**EXERCISE PROMPT**
All of the lines below are to be printed again exactly; images are excluded from the output.

**DATA SECTION**
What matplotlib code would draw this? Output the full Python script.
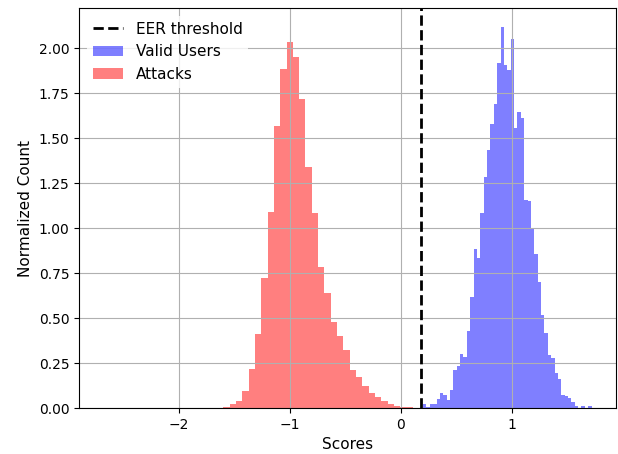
import matplotlib
matplotlib.use("Agg")
import matplotlib.pyplot as plt
import numpy as np

# score histograms (density-normalised, 50 bins each)
attack_range = (-2.68, 0.165)
attack_heights = [
    0.001, 0.0, 0.0, 0.0, 0.0, 0.0, 0.0, 0.0, 0.0, 0.0,
    0.0, 0.001, 0.0, 0.0, 0.0, 0.001, 0.0, 0.001, 0.002, 0.007,
    0.020, 0.037, 0.096, 0.217, 0.411, 0.722, 1.093, 1.570, 1.883, 2.037,
    1.950, 1.717, 1.343, 1.083, 0.783, 0.639, 0.476, 0.398, 0.320, 0.213,
    0.174, 0.122, 0.085, 0.059, 0.037, 0.022, 0.013, 0.007, 0.004, 0.002,
]

valid_range = (0.200, 1.719)
valid_heights = [
    0.022, 0.007, 0.022, 0.022, 0.048, 0.081, 0.072, 0.044, 0.100, 0.211,
    0.233, 0.300, 0.281, 0.430, 0.619, 0.887, 0.837, 1.085, 1.285, 1.433,
    1.578, 1.693, 1.919, 2.119, 1.906, 1.881, 2.054, 1.559, 1.646, 1.615,
    1.156, 1.152, 0.998, 0.859, 0.702, 0.517, 0.415, 0.294, 0.276, 0.193,
    0.159, 0.072, 0.067, 0.054, 0.035, 0.013, 0.0, 0.011, 0.0, 0.011,
]

eer_threshold = 0.18

fig = plt.figure(figsize=(6.18, 4.54), dpi=100)
ax = fig.add_axes([0.1278, 0.1013, 0.8690, 0.8811])

valid_edges = np.linspace(valid_range[0], valid_range[1], len(valid_heights) + 1)
attack_edges = np.linspace(attack_range[0], attack_range[1], len(attack_heights) + 1)

ax.hist(valid_edges[:-1], bins=valid_edges, weights=valid_heights,
        color="blue", alpha=0.5, label="Valid Users")
ax.hist(attack_edges[:-1], bins=attack_edges, weights=attack_heights,
        color="red", alpha=0.5, label="Attacks")
ax.axvline(eer_threshold, color="black", linestyle="--", lw=2, label="EER threshold")

ax.set_xlabel("Scores", fontsize=11)
ax.set_ylabel("Normalized Count", fontsize=11)
ax.grid(True)

# threshold entry first, as in the original
handles, labels = ax.get_legend_handles_labels()
order = [labels.index("EER threshold"), labels.index("Valid Users"), labels.index("Attacks")]
leg = ax.legend([handles[i] for i in order], [labels[i] for i in order],
                loc="upper left", fontsize=11)
leg.get_frame().set_edgecolor("none")

fig.savefig("out.png", dpi=100)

**ANSWER TO THIS PROBLEM**
What matplotlib code would draw this? Output the full Python script.
import matplotlib
matplotlib.use("Agg")
import matplotlib.pyplot as plt
import numpy as np

# score histograms (density-normalised, 50 bins each)
attack_range = (-2.68, 0.165)
attack_heights = [
    0.001, 0.0, 0.0, 0.0, 0.0, 0.0, 0.0, 0.0, 0.0, 0.0,
    0.0, 0.001, 0.0, 0.0, 0.0, 0.001, 0.0, 0.001, 0.002, 0.007,
    0.020, 0.037, 0.096, 0.217, 0.411, 0.722, 1.093, 1.570, 1.883, 2.037,
    1.950, 1.717, 1.343, 1.083, 0.783, 0.639, 0.476, 0.398, 0.320, 0.213,
    0.174, 0.122, 0.085, 0.059, 0.037, 0.022, 0.013, 0.007, 0.004, 0.002,
]

valid_range = (0.200, 1.719)
valid_heights = [
    0.022, 0.007, 0.022, 0.022, 0.048, 0.081, 0.072, 0.044, 0.100, 0.211,
    0.233, 0.300, 0.281, 0.430, 0.619, 0.887, 0.837, 1.085, 1.285, 1.433,
    1.578, 1.693, 1.919, 2.119, 1.906, 1.881, 2.054, 1.559, 1.646, 1.615,
    1.156, 1.152, 0.998, 0.859, 0.702, 0.517, 0.415, 0.294, 0.276, 0.193,
    0.159, 0.072, 0.067, 0.054, 0.035, 0.013, 0.0, 0.011, 0.0, 0.011,
]

eer_threshold = 0.18

fig = plt.figure(figsize=(6.18, 4.54), dpi=100)
ax = fig.add_axes([0.1278, 0.1013, 0.8690, 0.8811])

valid_edges = np.linspace(valid_range[0], valid_range[1], len(valid_heights) + 1)
attack_edges = np.linspace(attack_range[0], attack_range[1], len(attack_heights) + 1)

ax.hist(valid_edges[:-1], bins=valid_edges, weights=valid_heights,
        color="blue", alpha=0.5, label="Valid Users")
ax.hist(attack_edges[:-1], bins=attack_edges, weights=attack_heights,
        color="red", alpha=0.5, label="Attacks")
ax.axvline(eer_threshold, color="black", linestyle="--", lw=2, label="EER threshold")

ax.set_xlabel("Scores", fontsize=11)
ax.set_ylabel("Normalized Count", fontsize=11)
ax.grid(True)

# threshold entry first, as in the original
handles, labels = ax.get_legend_handles_labels()
order = [labels.index("EER threshold"), labels.index("Valid Users"), labels.index("Attacks")]
leg = ax.legend([handles[i] for i in order], [labels[i] for i in order],
                loc="upper left", fontsize=11)
leg.get_frame().set_edgecolor("none")

fig.savefig("out.png", dpi=100)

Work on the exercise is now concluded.